What may be surprising to some is that jet lag is typically considered a temporary sleep disorder, which occurs when traveling from one time zone to another in quick succession. Because of the human body’s internal clock that tells you when to go to sleep and when to wake up, also known as the circadian rhythm, traveling to a different time zone can be disorienting due to your body still being synced to the original time zone that you had just left. The symptoms can worsen the farther you go as well.

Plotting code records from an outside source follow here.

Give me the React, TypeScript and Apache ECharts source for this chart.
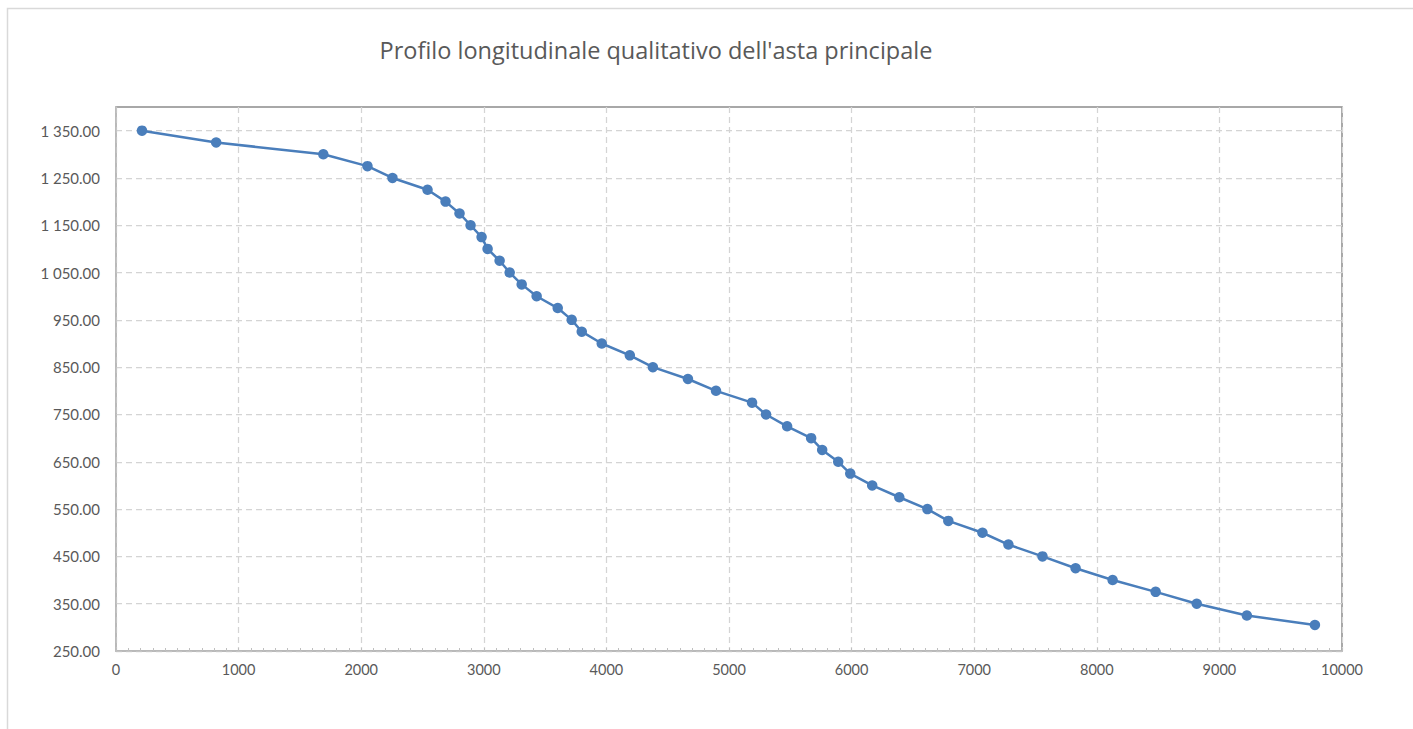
import React, { useEffect, useRef } from "react";
import * as echarts from "echarts";

const TITLE = "Profilo longitudinale qualitativo dell'asta principale";

// distanza progressiva (m)
const distances = [
  212, 817, 1691, 2051, 2255, 2541, 2688, 2802, 2892, 2982, 3031, 3129, 3211, 3309, 3431,
  3603, 3717, 3799, 3962, 4191, 4379, 4665, 4894, 5188, 5302, 5474, 5670, 5760, 5891, 5989,
  6168, 6389, 6618, 6789, 7067, 7279, 7557, 7827, 8129, 8480, 8815, 9224, 9779,
];

// quota (m s.l.m.)
const elevations = [
  1350, 1325, 1300, 1275, 1250, 1225, 1200, 1175, 1150, 1125, 1100, 1075, 1050, 1025, 1000,
  975, 950, 925, 900, 875, 850, 825, 800, 775, 750, 725, 700, 675, 650, 625,
  600, 575, 550, 525, 500, 475, 450, 425, 400, 375, 350, 325, 305,
];

const yTickValues = [250, 350, 450, 550, 650, 750, 850, 950, 1050, 1150, 1250, 1350];

const FONT = "Lato, 'Noto Sans', sans-serif";
const TITLE_FONT = "'Open Sans', 'Noto Sans', sans-serif";
const TEXT_COLOR = "#595959";
const LINE_COLOR = "#4a7ebb";

function fmtY(v: number): string {
  const fixed = v.toFixed(2);
  const [int, dec] = fixed.split(".");
  const withSep = int.replace(/\B(?=(\d{3})+(?!\d))/g, " ");
  return withSep + "." + dec;
}

export default function App() {
  const ref = useRef<HTMLDivElement>(null);

  useEffect(() => {
    document.body.style.margin = "0";
    if (!ref.current) return;
    const chart = echarts.init(ref.current, undefined, { renderer: "svg" });
    const data = distances.map((d, i) => [d, elevations[i]]);
    chart.setOption({
      animation: false,
      backgroundColor: "#ffffff",
      graphic: [
        {
          type: "rect",
          shape: { x: 7.5, y: 8.5, width: 1420, height: 740 },
          style: { fill: "none", stroke: "#d9d9d9", lineWidth: 1.5 },
          silent: true,
          z: 0,
        },
        {
          type: "text",
          x: 656,
          y: 50,
          style: {
            text: TITLE,
            fill: TEXT_COLOR,
            font: `23.5px ${TITLE_FONT}`,
            textAlign: "center",
            textVerticalAlign: "middle",
          },
          silent: true,
        },
      ],
      grid: {
        left: 116,
        top: 107,
        right: 71,
        bottom: 78,
        show: true,
        borderColor: "#8c8c8c",
        borderWidth: 1.5,
        containLabel: false,
        outerBoundsMode: "none",
      },
      xAxis: {
        type: "value",
        min: 0,
        max: 10000,
        interval: 1000,
        axisLine: { show: true, lineStyle: { color: "#bfbfbf", width: 1.5 } },
        axisTick: { show: true, inside: true, length: 3, lineStyle: { color: "#bfbfbf" } },
        minorTick: { show: true, splitNumber: 10, length: 3, lineStyle: { color: "#bfbfbf" } },
        axisLabel: {
          color: TEXT_COLOR,
          fontFamily: FONT,
          fontSize: 14.5,
          margin: 11,
          formatter: (v: number) => String(v),
        },
        splitLine: {
          show: true,
          lineStyle: { color: "#d4d4d4", type: [6, 4], width: 1.25 },
        },
      },
      yAxis: {
        type: "value",
        min: 250,
        max: 1400,
        axisLine: { show: true, lineStyle: { color: "#bfbfbf", width: 1.5 } },
        axisTick: { show: false, customValues: yTickValues },
        axisLabel: {
          customValues: yTickValues,
          color: TEXT_COLOR,
          fontFamily: FONT,
          fontSize: 15,
          margin: 16,
          formatter: (v: number) => fmtY(v),
        },
        splitLine: {
          show: true,
          lineStyle: { color: "#d4d4d4", type: [6, 4], width: 1.25 },
        },
      },
      series: [
        {
          type: "line",
          data,
          symbol: "circle",
          symbolSize: 10.5,
          showAllSymbol: true,
          lineStyle: { color: LINE_COLOR, width: 2.5 },
          itemStyle: { color: LINE_COLOR },
          z: 3,
        },
      ],
    });
    return () => chart.dispose();
  }, []);

  return <div ref={ref} style={{ width: 1413, height: 729 }} />;
}
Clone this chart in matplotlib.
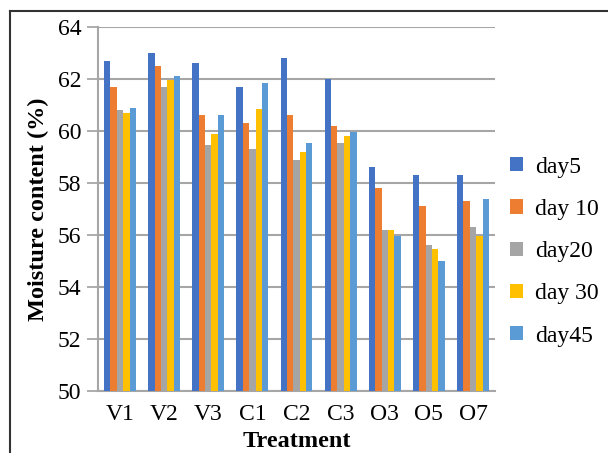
import matplotlib
matplotlib.use("Agg")
import matplotlib.pyplot as plt
import numpy as np
from matplotlib.lines import Line2D

categories = ["V1", "V2", "V3", "C1", "C2", "C3", "O3", "O5", "O7"]
series_names = ["day5", "day 10", "day20", "day 30", "day45"]
day5 = [62.7, 63.0, 62.6, 61.7, 62.8, 62.0, 58.6, 58.3, 58.3]
day10 = [61.7, 62.5, 60.6, 60.3, 60.6, 60.2, 57.8, 57.1, 57.3]
day20 = [60.8, 61.7, 59.45, 59.3, 58.9, 59.55, 56.2, 55.6, 56.3]
day30 = [60.7, 61.95, 59.9, 60.85, 59.2, 59.8, 56.2, 55.45, 55.95]
day45 = [60.9, 62.1, 60.6, 61.85, 59.55, 59.95, 55.95, 55.0, 57.4]
yticks = [50, 52, 54, 56, 58, 60, 62, 64]

colors = ["#4472C4", "#ED7D31", "#A5A5A5", "#FFC000", "#5B9BD5"]
series = [day5, day10, day20, day30, day45]

plt.rcParams['font.family'] = ['Liberation Serif', 'DejaVu Serif']

fig = plt.figure(figsize=(6.08, 4.53), dpi=100)
ax = fig.add_axes([98/608, 1-391/453, (495-98)/608, (391-27)/453])

x = np.arange(len(categories))
w = 0.145
for i, (vals, c, name) in enumerate(zip(series, colors, series_names)):
    ax.bar(x + (i - 2) * w, np.array(vals) - 50, bottom=50, width=w, color=c, label=name, zorder=3)

ax.set_ylim(50, 64)
ax.set_xlim(-0.5, len(categories) - 0.5)
ax.set_yticks(yticks)
ax.set_yticklabels([str(t) for t in yticks], fontsize=17)
ax.set_xticks(x)
ax.set_xticklabels(categories, fontsize=17)
ax.tick_params(axis='x', length=0, pad=9)
ax.tick_params(axis='y', length=8, width=1.2, color="#A0A0A0", pad=4)
ax.yaxis.grid(True, color="#A6A6A6", linewidth=1.5, zorder=0)
for s in ["top", "right"]:
    ax.spines[s].set_visible(False)
ax.spines["left"].set_color("#A6A6A6")
ax.spines["left"].set_linewidth(1.5)
ax.spines["bottom"].set_color("#A6A6A6")
ax.spines["bottom"].set_linewidth(1.5)

ax.set_ylabel("Moisture content (%)", fontsize=17.5, fontweight="bold", labelpad=6)
ax.set_xlabel("Treatment", fontsize=17.5, fontweight="bold", labelpad=5)

leg = ax.legend(loc="upper left", bbox_to_anchor=(1.015, 0.67), frameon=False,
                fontsize=17, handlelength=0.55, handleheight=0.55, labelspacing=0.9,
                handletextpad=0.5, borderaxespad=0)

# figure frame (left and top)
fig.add_artist(Line2D([10/608, 10/608], [0, 1-11/453], color="#333333", linewidth=1.5))
fig.add_artist(Line2D([10/608, 1], [1-11/453, 1-11/453], color="#333333", linewidth=1.5))

fig.savefig("out.png", dpi=100)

These symptoms can range from daytime fatigue to gastrointestinal problems, and every general symptom of sleep deprivation in between. Fortunately, jet lag is a temporary disorder, and there are several ways in which you can prevent falling victim to it.

1. Plan Ahead

Though planning ahead is an obvious must when traveling anywhere in the world, for those visiting destinations that are in drastically different time zones, you’ll want to plan ahead in a different sense. Gradually adjust your sleeping patterns in preparation for the new times you’ll need to go to sleep and wake up. For example, if you are traveling east, go to sleep an hour earlier than you normally would for a few days, eventually upping that to two hours earlier. The opposite goes for those heading west.

2. Maintain Your Health

Everyone understands the benefits that come with a proper diet, exercise, and good night’s sleep. The trick is actually implementing those habits within your daily routine. In terms of jet lag prevention, they can be even more beneficial. Some studies have shown that a better overall sense of wellness can increase your body’s adjustment to the new time zone. When on the plane or upon arrival, try to avoid developing the “vacation diet,” in which you have very little limitations with what you eat and drink. Overeating, alcohol, and caffeine all directly affect your sleeping patterns, and can worsen the symptoms of jet lag.

3. Don’t Force Sleep

A common mistake many travelers make when entering a new time zone is giving in to their bodies’ circadian rhythm, and going to sleep regardless of the local time. If you arrive at your destination at 10:00 a.m., no matter what time your body thinks it is, go about your day accordingly. Don’t force yourself to sleep during earlier times. Set an itinerary beforehand, and set out to accomplish all that you can in that first day. If napping is a necessity, try not to go over 20 or 30 minutes.